The secret of covered bonds is in the opaqueness of the underlying asset book and that, in the hands of Goldman’s structuring people, is a scary mix which would give me sleepless nights.

To me the whole thing looked just like some of the synthetic CDOs with unlimited substitution rights we used to build and distribute before the crisis. So I called a friend who has forgotten more on the subject of structuring than I am ever likely to know. He appeared to have, at least on the information available, the same impression.

Goldman is busily pushing out a boat we thought had gone down in 2008 with all hands on deck

SO THERE WE are – on one hand we have legislation trying to define even the simplest of asset backed securities as Frankenstein investments, while Goldman is busily pushing out a boat we thought had gone down in 2008 with all hands on deck. Changing the colour in which a product is sprayed does not change the product. We saw Third World debt go under, be renamed LDC, go under again and return, reincarnated under the name of emerging markets.
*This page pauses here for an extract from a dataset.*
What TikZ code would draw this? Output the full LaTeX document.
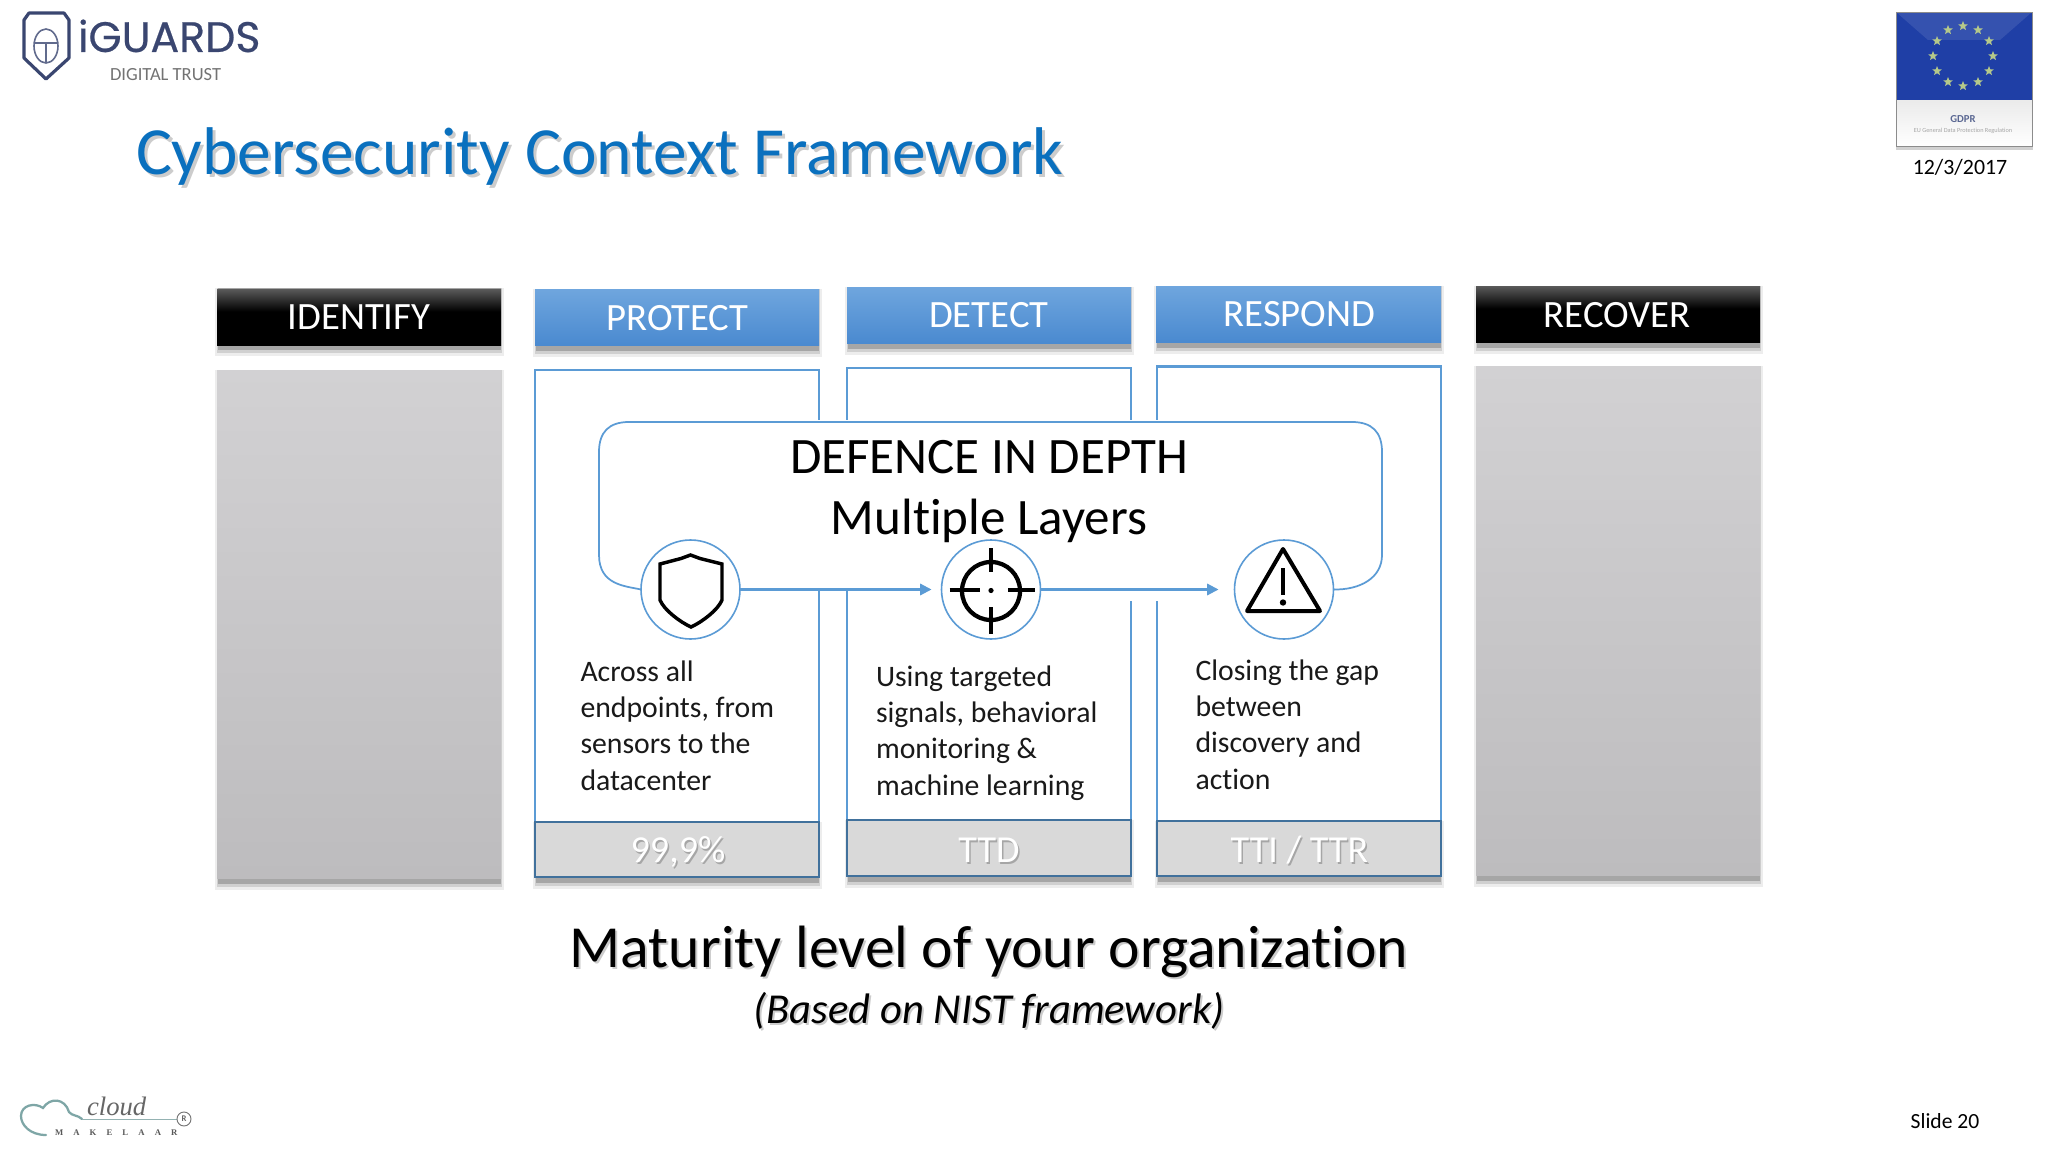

Difference? Don’t ask me.

Are we about to start to play the same game in the structuring space? Let’s face it, there is far too much money to be made from slicing and dicing risk until buyers can no longer evaluate what there is and what there isn’t for the investment banking community not to want to get in there again. Trust the best of breed to lead the way.

When it all goes wrong again, and wrong it will go as sure as eggs are eggs, the banks will declare that it’s really not all their fault because all they were doing was filling investor demand for yield. Truth is, they’re not entirely wrong. And yet, the crux seems to be the disconnect as to how authorities think they are protecting themselves and their taxpayers and what those taxpayers expect to see in their savings pot when they retire.

Over the years I have seen any number of exciting new products brought to market. They find demand and sell out. The next issue is then either a little bit tighter or it engages in a little more risk. Incrementally, over time, the structure becomes ever riskier for ever less return but as P. T. Barnum already knew, there’s a sucker born every minute. That in the investment business most of those suckers have MBAs, PhDs and CFAs is neither here nor there.

Rather than running around throwing sticks into the spokes of the mainstream investment business while evidently trying to win the last war, authorities would be well served if they listened to market practitioners and heeded warnings of where risk is building up again. Putting “covered” in the title offers no guarantee.